'It is the children who suffer'

Thulile Radebe’s broad smile as she describes her one-year-old son’s attempts to walk belies her difficulties in trying to care for him.

For the past five months the 23-year-old single mother of two has queued for hours at the welfare office in Durban’s Umlazi township to find out when the child-support grant payments for Thabani will begin.

“Check again next month,” officials keep telling the part-time domestic worker, who applied for the grant in June last year.

Radebe laments: “In January they told me my file was taken by [forensic investigators hired to probe fraud] and they don’t know when I’ll get my money.” Her application was one of many wrongly seized by departmental fraud investigators.

With no support from the baby’s father, Radebe’s R600 monthly income has forced her and Thabani to live in her sister’s tiny kitchen. She has had to send her five-year-old, Thabo, to live with an aunt.

Welfare organisations rattle off the cases: a rural pensioner denied a grant because she hadn’t received a bar-coded ID book after years of waiting; a penniless mother of three shunted from one district office to another in search of a lost file.

“It’s the children who suffer,” points out children’s rights activist Shirin Motala.
Nearly 60%, or 11-million, of South Africa’s children live on less than R200 a month.
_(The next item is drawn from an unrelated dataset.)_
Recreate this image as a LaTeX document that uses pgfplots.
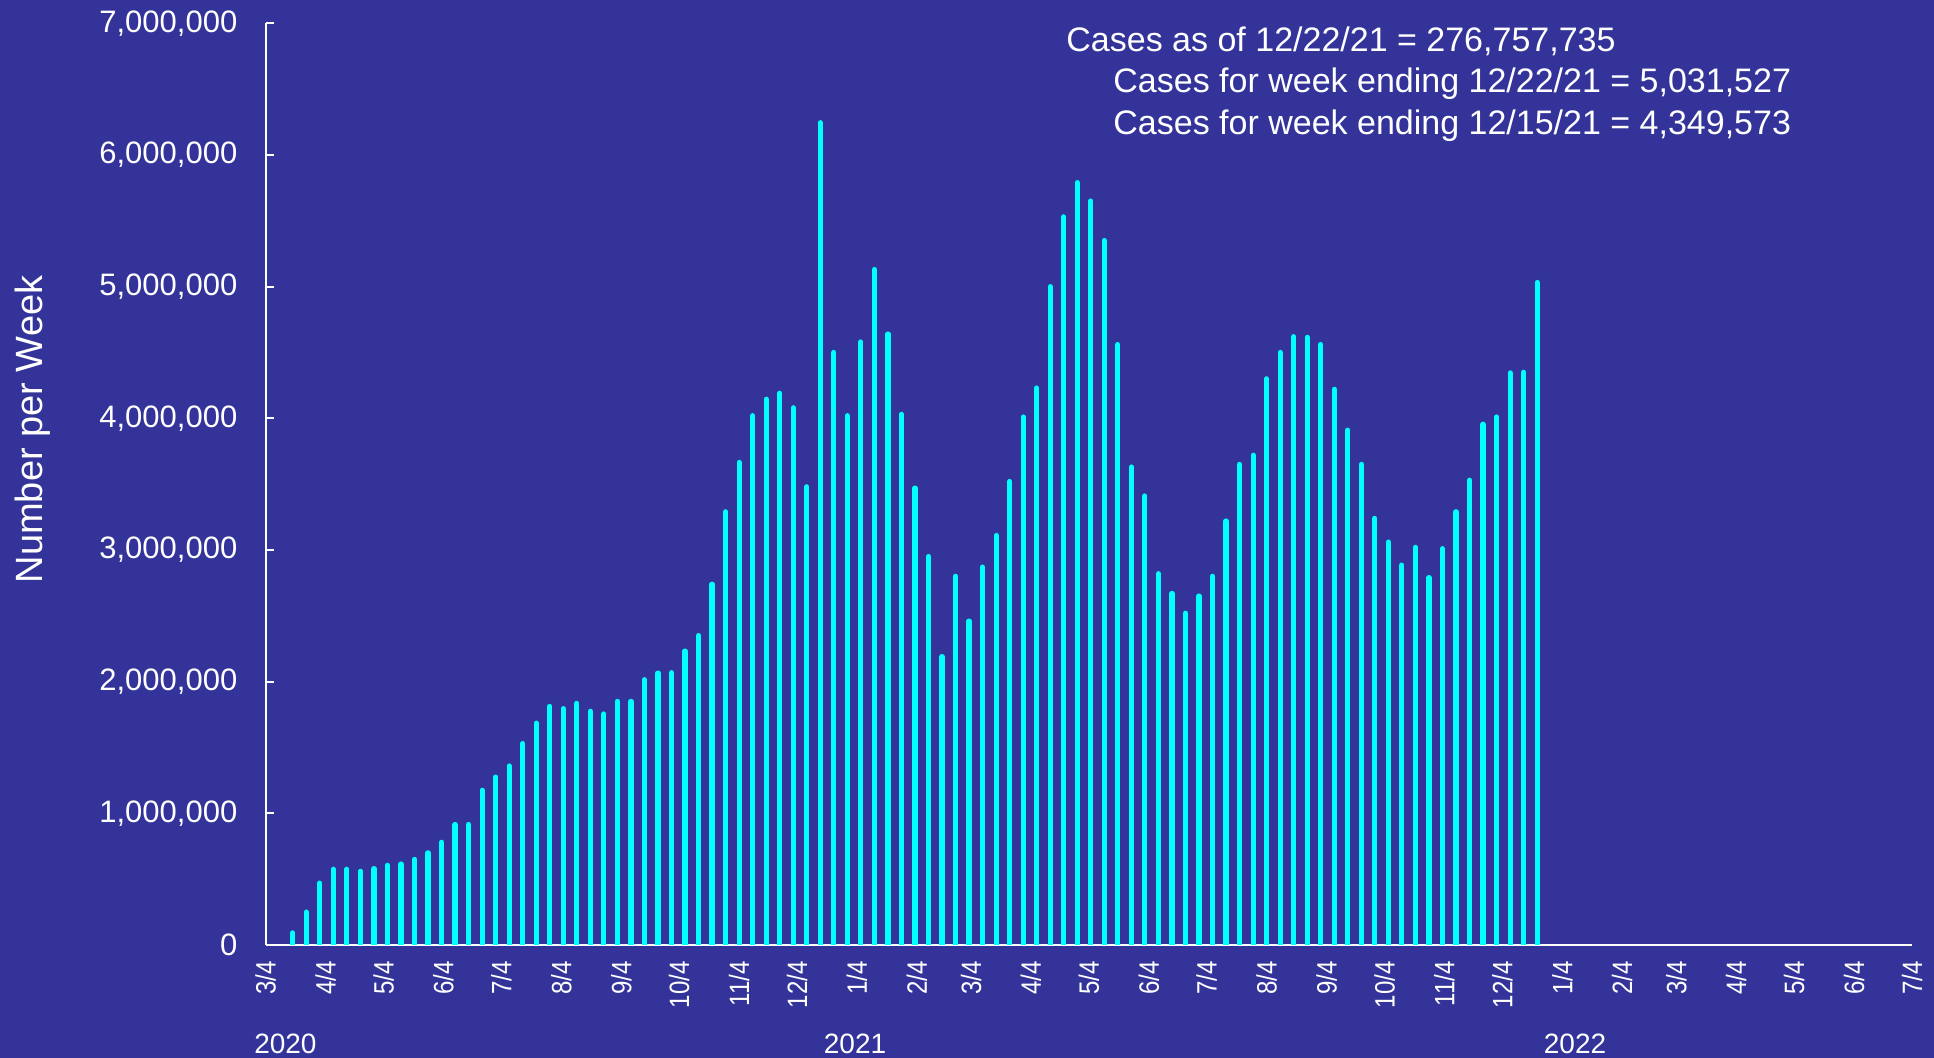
\documentclass[border=0pt]{standalone}
\usepackage{fontspec}
\setmainfont{Liberation Sans}
\newfontfamily\narrowfont[FakeStretch=0.86]{Liberation Sans}
\usepackage{pgfplots}
\pgfplotsset{compat=1.18}
\usepackage{pgfplotstable}

\definecolor{bgblue}{HTML}{333399}
\definecolor{barcyan}{HTML}{00FFFF}

% weekly cases; day = days since 3/4/2020 (week ending)
\pgfplotstableread{
day cases
14  92000
21  250000
28  470000
35  575000
42  575000
49  560000
56  580000
63  605000
70  615000
77  650000
84  700000
91  780000
98  915000
105 915000
112 1175000
119 1275000
126 1360000
133 1530000
140 1685000
147 1812000
154 1795000
161 1835000
168 1775000
175 1755000
182 1850000
189 1850000
196 2015000
203 2065000
210 2068000
217 2232000
224 2350000
231 2740000
238 3290000
245 3665000
252 4020000
259 4145000
266 4190000
273 4080000
280 3480000
287 6245000
294 4500000
301 4020000
308 4580000
315 5130000
322 4640000
329 4030000
336 3470000
343 2950000
350 2190000
357 2800000
364 2460000
371 2870000
378 3110000
385 3520000
392 4010000
399 4230000
406 5000000
413 5530000
420 5790000
427 5650000
434 5350000
441 4560000
448 3630000
455 3410000
462 2820000
469 2670000
476 2520000
483 2650000
490 2800000
497 3220000
504 3650000
511 3720000
518 4300000
525 4500000
532 4620000
539 4615000
546 4560000
553 4220000
560 3910000
567 3650000
574 3240000
581 3060000
588 2885000
595 3020000
602 2790000
609 3010000
616 3290000
623 3530000
630 3955000
637 4010000
644 4345000
651 4349573
658 5031527
}\weekly

\begin{document}
\begin{tikzpicture}[x=1pt,y=1pt]
\fill[bgblue] (0,0) rectangle (967,529);
\useasboundingbox (0,0) rectangle (967,529);
\begin{axis}[
    at={(132.85pt,56.5pt)}, anchor=south west,
    scale only axis,
    width=823.15pt, height=460.85pt,
    xmin=0, xmax=852,
    ymin=0, ymax=7000000,
    axis x line=bottom, axis y line=left,
    axis line style={white, line width=0.9pt, -},
    tick align=inside,
    major tick length=4pt,
    tick style={white, line width=0.9pt},
    xtick={0,31,61,92,122,153,184,214,245,275,306,337,365,396,426,457,487,518,549,579,610,640,671,702,730,761,791,822,852},
    xticklabels={3/4,4/4,5/4,6/4,7/4,8/4,9/4,10/4,11/4,12/4,1/4,2/4,3/4,4/4,5/4,6/4,7/4,8/4,9/4,10/4,11/4,12/4,1/4,2/4,3/4,4/4,5/4,6/4,7/4},
    xtick style={draw=none},
    xticklabel style={yshift=-8pt, rotate=90, anchor=east, inner sep=0pt, white, font=\narrowfont\fontsize{14}{16}\selectfont},
    ytick={0,1000000,2000000,3000000,4000000,5000000,6000000,7000000},
    scaled y ticks=false,
    yticklabel style={/pgf/number format/.cd, fixed, 1000 sep={,}, assume math mode=true, /tikz/.cd,
        anchor=east, xshift=-14pt, inner sep=0pt, white, font=\fontsize{15.5}{17}\selectfont},
    clip mode=individual,
]
\addplot[ycomb, draw=barcyan, line width=2.6pt, line cap=round, mark=none] table[x=day, y=cases] {\weekly};
\node[white, anchor=base, font=\fontsize{14}{16}\selectfont] at (axis cs:10.2,0) [yshift=-54.5pt] {2020};
\node[white, anchor=base, font=\fontsize{14}{16}\selectfont] at (axis cs:305,0) [yshift=-54.5pt] {2021};
\node[white, anchor=base, font=\fontsize{14}{16}\selectfont] at (axis cs:677.6,0) [yshift=-54.5pt] {2022};
\end{axis}
\node[white, rotate=90, anchor=base, font=\fontsize{19}{21}\selectfont] at (21,314.25) {Number per Week};
\begin{scope}[every node/.style={white, anchor=base west, inner sep=0pt, font=\fontsize{17}{19}\selectfont}]
\node at (533,503.15) {Cases as of 12/22/21 = 276,757,735};
\node at (556.5,482.65) {Cases for week ending 12/22/21 = 5,031,527};
\node at (556.5,461.5) {Cases for week ending 12/15/21 = 4,349,573};
\end{scope}
\end{tikzpicture}
\end{document}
The child-support grant was launched in 1998 to assist poor parents and caregivers of children up to the age of seven. To qualify for the grant, rural recipients must earn less than R800 a month and their urban counterparts no more than R1 100.

But an already strained social welfare system struggled to get the ball rolling amid accusations of maladministration. The Black Sash and the Legal Resources Centre grew so frustrated that they began suing the Department of Social Development on behalf of grant applicants.
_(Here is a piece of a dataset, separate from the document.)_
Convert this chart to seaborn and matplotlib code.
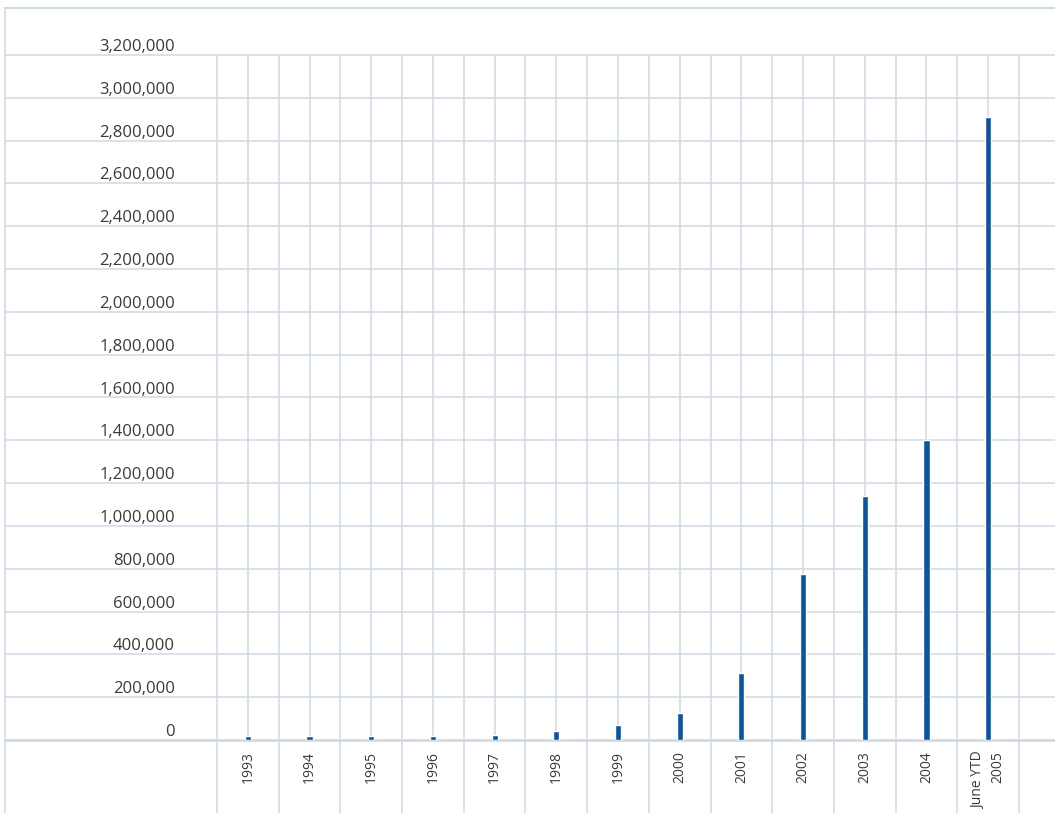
import matplotlib
matplotlib.use("Agg")
import matplotlib.pyplot as plt
from matplotlib.lines import Line2D
import seaborn as sns
import pandas as pd

# Data
categories = ["1993", "1994", "1995", "1996", "1997", "1998", "1999",
              "2000", "2001", "2002", "2003", "2004", "June YTD\n2005"]
values = [19000, 19000, 19000, 19000, 25000, 40000, 68000,
          124000, 312000, 777000, 1142000, 1400000, 2910000]
y_ticks = list(range(0, 3200001, 200000))
y_tick_labels = [f"{v:,}" for v in y_ticks]

BAR_COLOR = "#0a55a0"
GRID_COLOR = "#cfd9e5"
TEXT_COLOR = "#3a3a3a"

sns.set_theme(style="white")
plt.rcParams["font.family"] = ["Open Sans", "DejaVu Sans"]

W, H = 1055, 813
fig = plt.figure(figsize=(W / 100, H / 100), dpi=100)

# plot area in pixels
left_px, right_px = 217, 1019
top_px, base_px = 55, 740
ax = fig.add_axes([left_px / W, (H - base_px) / H,
                   (right_px - left_px) / W, (base_px - top_px) / H])

df = pd.DataFrame({"category": categories, "value": values})
sns.barplot(data=df, x="category", y="value", color=BAR_COLOR,
            width=0.1, saturation=1, ax=ax, zorder=3)

ax.set_xlim(-0.5, len(categories) - 0.5)
ax.set_ylim(0, 3200000)
for s in ax.spines.values():
    s.set_visible(False)
ax.set_xlabel("")
ax.set_ylabel("")
ax.grid(False)

ax_w = right_px - left_px
ax_h = base_px - top_px

# horizontal rules spanning the whole panel
x0 = (5 - left_px) / ax_w
x1 = (W - left_px) / ax_w
for v in y_ticks:
    lw = 1.9 if v == 0 else 1.1
    ax.axhline(v, xmin=x0, xmax=x1, color=GRID_COLOR, lw=lw,
               clip_on=False, zorder=1)

# vertical rules at category boundaries and centres, down into label band
y_low = -(H - base_px) / ax_h
for k in range(len(categories)):
    ax.axvline(k - 0.5, ymin=y_low, ymax=1, color=GRID_COLOR, lw=1.1,
               clip_on=False, zorder=1)
    ax.axvline(k, ymin=0, ymax=1, color=GRID_COLOR, lw=1.1,
               clip_on=False, zorder=1)
ax.axvline(len(categories) - 0.5, ymin=y_low, ymax=1, color=GRID_COLOR,
           lw=1.1, clip_on=False, zorder=1)

# y tick labels sit just above their rule
ax.set_yticks(y_ticks)
ax.set_yticklabels(y_tick_labels, fontsize=12, color=TEXT_COLOR)
ax.tick_params(axis="y", length=0, pad=(left_px - 175) * 0.72)
for lab in ax.get_yticklabels():
    lab.set_verticalalignment("bottom")

ax.set_xticks(range(len(categories)))
ax.set_xticklabels(categories, rotation=90, fontsize=10, color=TEXT_COLOR,
                   va="top", ha="center", multialignment="right",
                   linespacing=1.35)
ax.tick_params(axis="x", length=0, pad=8)

# outer frame: left edge and top edge
fx = 5 / W
fy = (H - 8) / H
fig.add_artist(Line2D([fx, fx], [0, fy], transform=fig.transFigure,
                      color=GRID_COLOR, lw=1.1))
fig.add_artist(Line2D([fx, 1], [fy, fy], transform=fig.transFigure,
                      color=GRID_COLOR, lw=1.5))

fig.savefig("out.png", dpi=100)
In KwaZulu-Natal alone the government has spent almost R20-million over the past two years fighting lawsuits brought by caregivers.

But the NGOs stress that it’s not all bad. The fact that the service exists and that the government has toiled to see that millions of children benefit from it is considered a major achievement.
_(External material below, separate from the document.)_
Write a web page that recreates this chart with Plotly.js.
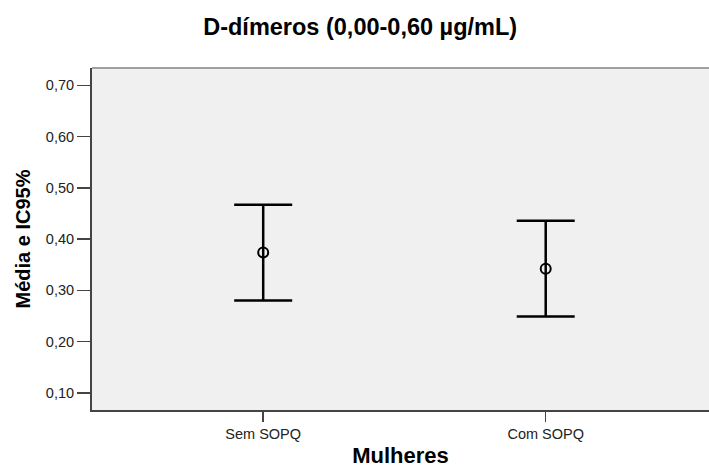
<!DOCTYPE html>
<html>
<head>
<meta charset="utf-8">
<script src="https://cdn.plot.ly/plotly-3.0.1.min.js"></script>
<style>html,body{margin:0;padding:0;background:#fff;overflow:hidden;}#chart{width:709px;height:468px;}</style>
</head>
<body>
<div id="chart"></div>
<script>
const categories = ["Sem SOPQ", "Com SOPQ"];
const means = [0.374, 0.342];
const lower = [0.280, 0.249];
const upper = [0.467, 0.436];
const yTicks = [0.10, 0.20, 0.30, 0.40, 0.50, 0.60, 0.70];

const trace = {
  type: "scatter",
  mode: "markers",
  x: categories,
  y: means,
  marker: {symbol: "circle-open", size: 10, color: "#000", line: {width: 2, color: "#000"}},
  error_y: {
    type: "data",
    symmetric: false,
    array: upper.map((u, i) => u - means[i]),
    arrayminus: means.map((m, i) => m - lower[i]),
    color: "#000",
    thickness: 2.5,
    width: 29
  },
  hoverinfo: "skip",
  showlegend: false
};

const font = "Liberation Sans, Arial, sans-serif";
const layout = {
  width: 709, height: 468,
  margin: {l: 92, r: 0, t: 67.5, b: 58},
  paper_bgcolor: "#ffffff",
  plot_bgcolor: "#f0f0f0",
  separators: ",.",
  font: {family: font, color: "#000"},
  title: {
    text: "<b>D-dímeros (0,00-0,60 µg/mL)</b>",
    font: {size: 23.5, family: font, color: "#000"},
    x: 0.508, xref: "container", xanchor: "center",
    y: 1 - 27/468, yref: "container", yanchor: "middle"
  },
  xaxis: {
    type: "category",
    range: [-0.606, 1.578],
    showgrid: false, zeroline: false,
    showline: true, linecolor: "#444", linewidth: 2,
    ticks: "outside", ticklen: 10, tickwidth: 1.5, tickcolor: "#444",
    tickfont: {size: 14.5, family: font, color: "#222"},
    title: {text: "<b>Mulheres</b>", font: {size: 22, family: font, color: "#000"}, standoff: 7},
    fixedrange: true
  },
  yaxis: {
    range: [0.0665, 0.734],
    tickvals: yTicks,
    tickformat: ".2f",
    showgrid: false, zeroline: false,
    showline: true, linecolor: "#444", linewidth: 2,
    ticks: "outside", ticklen: 13, tickwidth: 1.5, tickcolor: "#444",
    tickfont: {size: 14.5, family: font, color: "#222"},
    title: {text: "<b>Média e IC95%</b>", font: {size: 20, family: font, color: "#000"}, standoff: 10},
    fixedrange: true
  },
  shapes: [
    {type: "line", xref: "paper", yref: "paper", x0: 0, x1: 1, y0: 1, y1: 1, line: {color: "#a0a0a0", width: 2}}
  ]
};

Plotly.newPlot("chart", [trace], layout, {displayModeBar: false, staticPlot: true});
</script>
</body>
</html>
“There’s been a huge departmental initiative to get children accessing the grant. They’ve committed resources and energy,” said Patricia Martin of the Alliance for Children’s Entitlement to Social Security (Acess), which represents 1 000 children’s organisations.

The government and NGOs have focused on access. After painfully slow progress in registering children in the first four years, the department now has about 3,5-million children listed. The government attributes this to the recruitment of thousands of new officials and the work of NGOs such as Acess, which have run registration “jamborees” countrywide.

In 2003, after intense lobbying, the child support grant was extended to all children under 14. The extension has been phased — seven and eight year olds became eligible in 2003, followed by those aged nine and 10 last year and 11- to 13-year-olds this year.

“We’ve been keeping pace,” said Selwyn Jahoma, the department’s chief director for grant administration. This financial year’s target was to register 1,8-million children, aged seven and eight, by the end of March 2005. “By last week we’d reached 1,9-million,” Jahoma said. The department had already registered 72% of the targeted 901 000 children between the ages of nine and 10.

“Without civil society, the targets would probably not have been reached,” Jahoma declared. The 134 mobile units that roam rural areas registering new applicants have helped. From next month children from 11 to 12 will be eligible.

But activists say the application requirements pose obstacles for people trying to qualify for grants. The bar-coded ID is meant to reduce fraud, but with long delays at home affairs — some people can wait up to two years for an ID book — it keeps countless needy parents from qualifying.

Getting into the system doesn’t necessarily mean an end to problems. Stories abound of corrupt officials, lost files and incompetence.

“We’ve committed to re-training 3 500 officials and have introduced competency-specific training,” said Jahoma. A new management information system and electronic registry were also being installed and the department planned to invest about R80-million in combating fraud.

“In our experience, less than one case in 50 is undeserving of social assistance in KwaZulu-Natal,” countered the Black Sash’s Erika Wessels.

The Social Development Ministry is planning a new agency to deliver services in all provinces. Whether this spells an end to the grant delays remains to be seen.